El fuego y el rescoldo

Marco Antonio Madrid

Foto de José Amador Martín

Primero fue el asombro. El hombre, una partícula infinitesimal en el devenir, contempla absorto el universo. Luego, sobreponiéndose a su pequeñez y a su condición efímera, filosofa y poetiza. De esta forma, filosofía y poesía emergen del estupor como esferas gnoseológicas, como instrumentos de un conocer.

Entendemos que la poesía y la filosofía se hermanan, que entre ellas hay vasos comunicantes, pero también sabemos que hay diferencias, pues la filosofía será siempre una búsqueda y la poesía, un hallazgo. Para ilustrar este hecho recordemos las etimologías: el philosophos griego es un enamorado del conocimiento, contrario al sophos o sabio que tiene la certeza de un saber permanente e irrefutable. De esta forma, la figura del filósofo ha pasado a la historia como una suerte de antonomasia, como el eterno inconforme, como el cuestionador implacable de las verdades absolutas.

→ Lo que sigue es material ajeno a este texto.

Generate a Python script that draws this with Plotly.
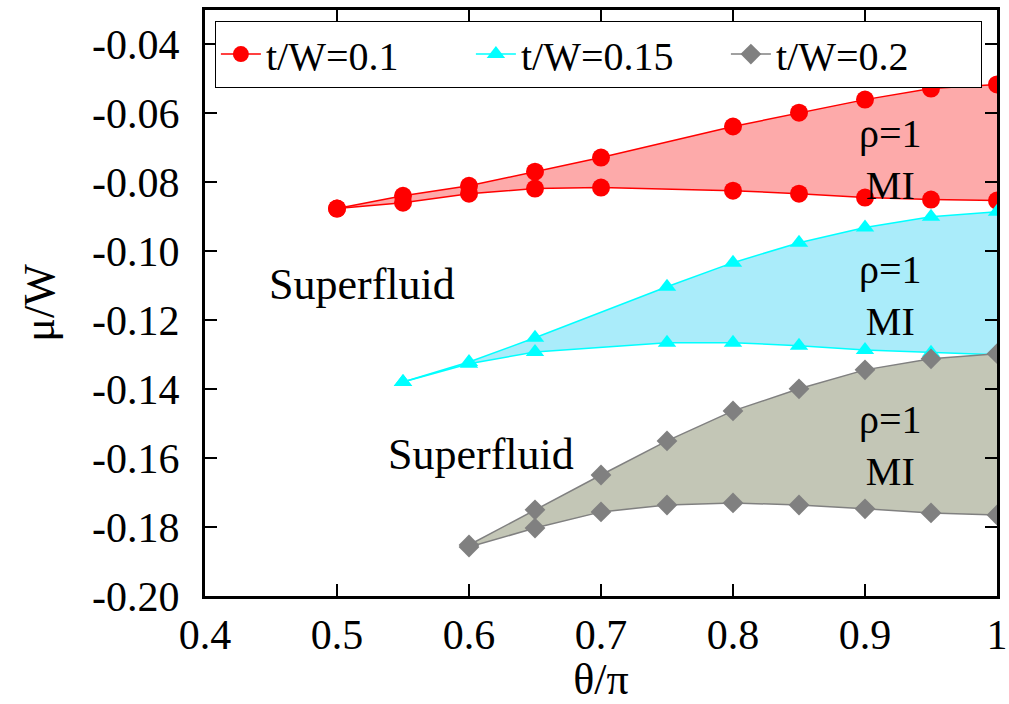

Este tránsito del filósofo por las sendas de las refutaciones se remonta, en el mundo occidental, a los albores de la filosofía griega con los presocráticos. Heráclito, en su búsqueda metafísica, conceptúa el ser como algo incapturable o como aquel hálito que es y al mismo tiempo no es dentro de un panta rei o un fluir eterno e inexorable. Parménides objeta este tipo de filosofía, ya que no intelige cómo el ser de manera simultánea puede ser y no ser, ya que el ser es y el no ser no es. De esta forma, el filósofo de Elea no sólo escinde el problema metafísico en dos mundos, el del ser y el del no ser, sino que además funda el primer postulado de la lógica que siglos después desarrollará Aristóteles.